AI systems do not fail that way. A large language model integrated into a customer service workflow does not crash when it goes wrong. It continues operating. It produces outputs that look plausible, sometimes are plausible, and occasionally are dangerously wrong in ways that only surface weeks later in a legal filing or a regulatory inquiry. The failure mode is stochastic, probabilistic, and deeply context-dependent. A point-in-time assessment cannot capture that. A questionnaire score cannot represent it.
The compliance mindset asks: did the vendor pass? The risk quantification mindset asks: what does it cost when this specific thing fails, and how often should I expect that to happen?
Those are completely different questions. And most procurement teams, most legal departments, and most executives have never been trained to ask the second one.
The Cognitive Posture That Actually Works
Managing 35 state agencies, I watch this play out constantly. An agency wants to deploy an AI-driven document processing tool. The vendor has solid references, a clean security posture on paper, and an enthusiastic sales team. Someone from the agency's IT shop asks me if we should approve it.
My answer is always a set of questions, not a rating. What data does this system touch? What is the financial exposure if that data is reconstructed by a third party? What is the operational cost if this tool hallucinates on a benefits determination and that determination gets acted on before a human catches it? What is the remediation timeline if we need to pull this out of a workflow at scale? What is the regulatory penalty structure if this tool produces a biased output in a protected classification decision?

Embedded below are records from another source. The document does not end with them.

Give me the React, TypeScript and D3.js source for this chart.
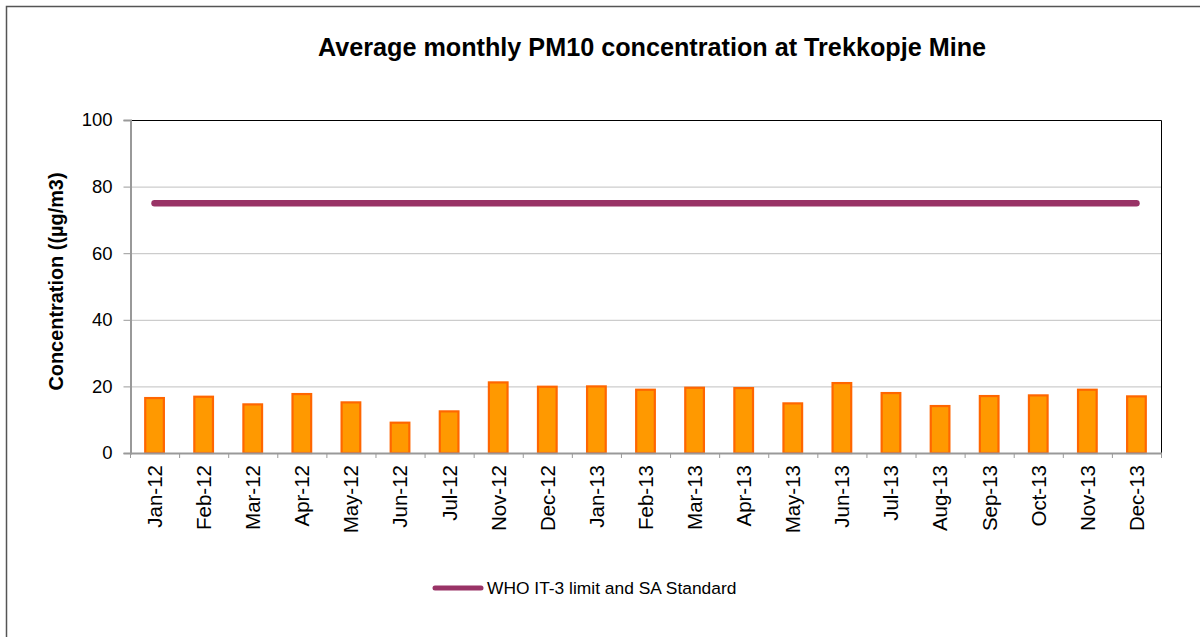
import React, { useRef, useEffect } from "react";
import * as d3 from "d3";

const months = [
  "Jan-12", "Feb-12", "Mar-12", "Apr-12", "May-12", "Jun-12", "Jul-12",
  "Nov-12", "Dec-12", "Jan-13", "Feb-13", "Mar-13", "Apr-13", "May-13",
  "Jun-13", "Jul-13", "Aug-13", "Sep-13", "Oct-13", "Nov-13", "Dec-13",
];
const pm10 = [
  16.5, 16.9, 14.6, 17.7, 15.2, 9.1, 12.5,
  21.2, 19.9, 20.0, 19.0, 19.6, 19.5, 14.9,
  21.0, 18.0, 14.1, 17.1, 17.3, 19.0, 17.0,
];
const whoLimit = [
  75, 75, 75, 75, 75, 75, 75,
  75, 75, 75, 75, 75, 75, 75,
  75, 75, 75, 75, 75, 75, 75,
];
const yTicks = [0, 20, 40, 60, 80, 100];

const title = "Average monthly PM10 concentration at Trekkopje Mine";
const yTitle = "Concentration ((µg/m3)";
const legendLabel = "WHO IT-3 limit and SA Standard";

export default function App() {
  const ref = useRef<SVGSVGElement>(null);
  const width = 1200;
  const height = 637;

  useEffect(() => {
    const svg = d3.select(ref.current);
    svg.selectAll("*").remove();

    const font = "Arial, 'Liberation Sans', sans-serif";
    const left = 130, right = 1161, top = 120, bottom = 453;

    const x = d3.scaleBand().domain(months).range([left, right]).padding(0);
    const y = d3.scaleLinear().domain([0, 100]).range([bottom, top]);

    svg.append("rect").attr("width", width).attr("height", height).attr("fill", "#fff");

    // outer chart border (only top and left fall inside the picture)
    svg.append("path")
      .attr("d", `M6.5,${height + 10} V6.5 H${width + 10}`)
      .attr("fill", "none")
      .attr("stroke", "#555")
      .attr("stroke-width", 1.5);

    // gridlines
    svg.append("g")
      .selectAll("line")
      .data(yTicks.filter(t => t > 0 && t < 100))
      .join("line")
      .attr("x1", left).attr("x2", right)
      .attr("y1", d => y(d) + 0.5).attr("y2", d => y(d) + 0.5)
      .attr("stroke", "#c0c0c0");

    // plot frame top/right
    svg.append("path")
      .attr("d", `M${left},${top + 0.5} H${right + 0.5} V${bottom}`)
      .attr("fill", "none")
      .attr("stroke", "#000");

    // bars
    const bw = x.bandwidth() * 0.38;
    svg.append("g")
      .selectAll("rect")
      .data(months)
      .join("rect")
      .attr("x", d => x(d)! + (x.bandwidth() - bw) / 2)
      .attr("y", (d, i) => y(pm10[i]))
      .attr("width", bw)
      .attr("height", (d, i) => bottom - y(pm10[i]))
      .attr("fill", "#ff9900")
      .attr("stroke", "#ff6600")
      .attr("stroke-width", 2.2);

    // y axis
    const yAxis = svg.append("g").attr("transform", `translate(${left + 0.5},0)`)
      .call(d3.axisLeft(y).tickValues(yTicks).tickSize(7).tickPadding(11).tickFormat(d3.format("d")));
    yAxis.select(".domain").attr("stroke", "#999").attr("stroke-width", 2);
    yAxis.selectAll(".tick line").attr("stroke", "#999").attr("stroke-width", 1);
    yAxis.selectAll("text").attr("font-family", font).attr("font-size", 18.5).attr("fill", "#000");

    // x axis: ticks at band boundaries
    svg.append("line")
      .attr("x1", left).attr("x2", right + 1)
      .attr("y1", bottom + 0.5).attr("y2", bottom + 0.5)
      .attr("stroke", "#999").attr("stroke-width", 2);
    svg.append("g")
      .selectAll("line")
      .data([...months.map(m => x(m)!), right])
      .join("line")
      .attr("x1", d => d + 0.5).attr("x2", d => d + 0.5)
      .attr("y1", bottom).attr("y2", bottom + 5)
      .attr("stroke", "#999");
    svg.append("g")
      .selectAll("text")
      .data(months)
      .join("text")
      .attr("transform", d => `translate(${x(d)! + x.bandwidth() / 2},${bottom + 12}) rotate(-90)`)
      .attr("text-anchor", "end")
      .attr("dy", "0.36em")
      .attr("font-family", font)
      .attr("font-size", 20.5)
      .text(d => d);

    // limit line
    const line = d3.line<number>()
      .x((d, i) => x(months[i])! + x.bandwidth() / 2)
      .y(d => y(d));
    svg.append("path")
      .datum(whoLimit)
      .attr("d", line)
      .attr("fill", "none")
      .attr("stroke", "#993366")
      .attr("stroke-width", 6.5)
      .attr("stroke-linecap", "round");

    // title
    svg.append("text")
      .attr("x", 652).attr("y", 56)
      .attr("text-anchor", "middle")
      .attr("font-family", font)
      .attr("font-weight", "bold")
      .attr("font-size", 25.2)
      .text(title);

    // y axis title
    svg.append("text")
      .attr("transform", `translate(63,${(top + bottom) / 2 - 5}) rotate(-90)`)
      .attr("text-anchor", "middle")
      .attr("font-family", font)
      .attr("font-weight", "bold")
      .attr("font-size", 19.9)
      .text(yTitle);

    // legend
    svg.append("line")
      .attr("x1", 435).attr("x2", 481)
      .attr("y1", 588).attr("y2", 588)
      .attr("stroke", "#993366")
      .attr("stroke-width", 5)
      .attr("stroke-linecap", "round");
    svg.append("text")
      .attr("x", 487).attr("y", 594)
      .attr("font-family", font)
      .attr("font-size", 17.4)
      .text(legendLabel);
  }, []);

  return (
    <svg
      ref={ref}
      width={width}
      height={height}
      style={{ position: "absolute", left: 0, top: 0, display: "block" }}
    ></svg>
  );
}
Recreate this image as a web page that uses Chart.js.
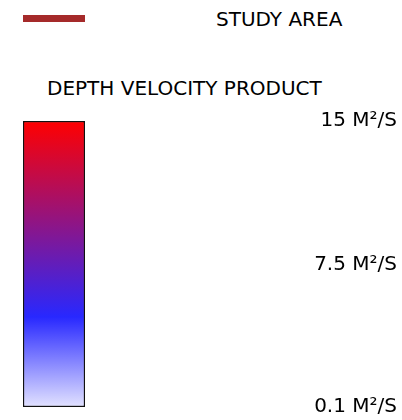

None of those questions have yes or no answers. They all have dollar figures attached to them, or they should. And here is where the pilot analogy earns its keep.
A preflight checklist does not ask "is this aircraft safe?" It assigns a go/no-go threshold to each specific system. Hydraulic pressure: within range or not. Rotor blade condition: within tolerance or not. Fuel quantity: above minimums or not. Each item has a measurable criterion and a defined consequence for failure. The pilot accepts residual risk not by ignoring it, but by knowing its shape, its likelihood, and its cost. Situational awareness is not the absence of risk. It is the precise mapping of risk so that decisions can be made with integrity.
That is the cognitive posture that AI risk demands, and it is far more familiar to anyone with a military or aviation background than to the average compliance professional. In the cockpit, vague assurances are a liability. Quantified parameters are the only currency that matters.
What This Looks Like in Practice
When my team evaluates an AI vendor now, we tier the assessment by consequence, not by vendor size or contract value. A productivity tool that embeds a writing assistant into an email client gets a lightweight review focused on identity management and data routing. A tool that makes or informs eligibility decisions for state services gets a different treatment entirely: structured analysis of failure cost by category, human-in-the-loop control verification, and a defined financial threshold above which the risk is not acceptable regardless of vendor reputation.
That last piece matters. "Not acceptable regardless of vendor reputation" is a sentence most procurement conversations never reach, because the frame is always approval or rejection, not quantified exposure against an explicit tolerance. Defining a tolerance forces executives to have a real conversation about appetite. It surfaces disagreements that a green-yellow-red rating buries.
On the research side, studying FAIR quantification methods at the doctoral level, the pattern I keep returning to is how rarely organizations define loss event frequency before they define controls. They build the fence, then argue about whether the fence is tall enough, never having agreed on what they are keeping out or how often it tries to get in. Quantification disciplines that process. It forces specificity. It makes the implicit explicit, which is the only way to have an honest risk conversation with a board or a legislative oversight committee.
What You Should Do Differently Starting Now
Stop asking your AI vendors if they are secure. Start asking your own teams what a specific failure event costs you. Build that number before the vendor conversation starts, so you are negotiating against a defined position rather than a vague sense of discomfort.
For each AI integration you are currently running or evaluating, define three things: the most likely failure mode, the financial exposure attached to that failure, and the threshold above which you would pull the system from production. If you cannot answer all three, you are not ready to deploy the system. You are not ready to approve the vendor. And you are, to push the metaphor one final time, climbing into an aircraft where nobody ran the preflight.
The framework exists. The methodology exists. The missing ingredient is the will to ask precise questions instead of comfortable ones.
Pilots call that airmanship. Risk professionals should start calling it by the same name.